O presente como desenvolvedor de
habilidades
Pelo
último exemplo do tópico anterior, é fácil perceber que os exercícios
constituem uma seção do livro didático. Da mesma forma, está claro que essa
seção tem o objetivo de auxiliar no desenvolvimento de determinadas habilidades
(no caso, analisar, contextualizar, sintetizar e ampliar o conhecimento).

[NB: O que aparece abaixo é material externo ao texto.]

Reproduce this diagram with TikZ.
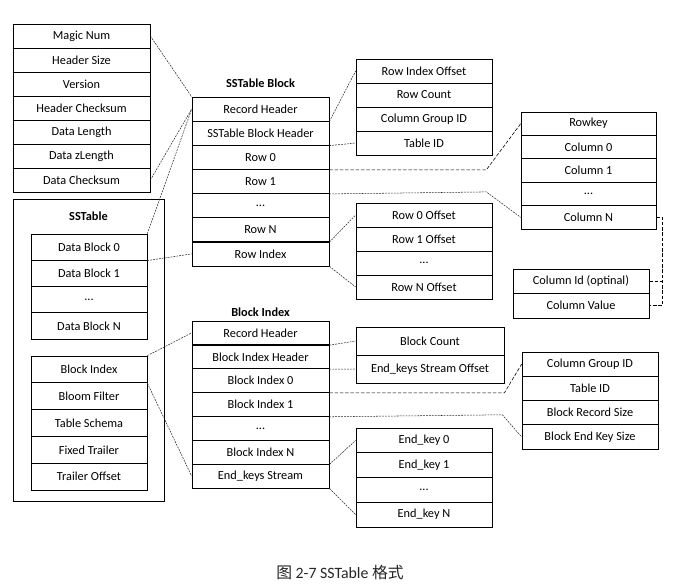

Seções, portanto, podem ser definidas como “os constituintes do menor segmento orgânico
do livro didático, isto é, a menor parte da obra que pode ser lida e
compreendida autonomamente” (FREITAS, 2010) e que tem a finalidade de explorar
a capacidade de retensão e de compreensão dos conteúdos substantivos, como
também, de desenvolver procedimentos caros à pesquisa histórica. Em que medida,
então, as referências ao presente poderiam subsidiar o cumprimento dos
objetivos nas seções dos livros aqui examinados?
As
seções mais significativas para o nosso estudo são as “Atividades de final de
capítulo”, que estão subdivididas em “Para sistematizar o estudo” e “Leitura e
debate”. A primeira explora cinco habilidades: relacionar conteúdos, leitura e
interpretação, contextualização, integrar diferentes disciplinas e ampliar o
conhecimento. A segunda, como o próprio título anuncia, explora as habilidades
de leitura e discussão. A maioria delas, evidentemente, não foi planejada para
explorar a relação passado/presente, trabalho específico das subseções
“Trabalhando o contexto” e uma das tarefas de “Leitura e debate”.
“Trabalhando
o contexto” está presente em todos os títulos e exemplares analisados, mas não
é seção fixa. Os enunciados também mantém a estrutura, mas nem todos promovem o
relacionamento passado/presente, como nos exemplos que se seguem:
No século XIX, o socialismo resumia as esperanças das classes trabalhadoras de conquistar um mundo com menores desigualdades sociais. Ao longo do século XX, em várias regiões do mundo, os socialistas conquistaram o poder. Faça uma pesquisa para saber qual a situação do socialismo no mundo (FIGUEIRAS, 2003, p. 56. Grifos nossos).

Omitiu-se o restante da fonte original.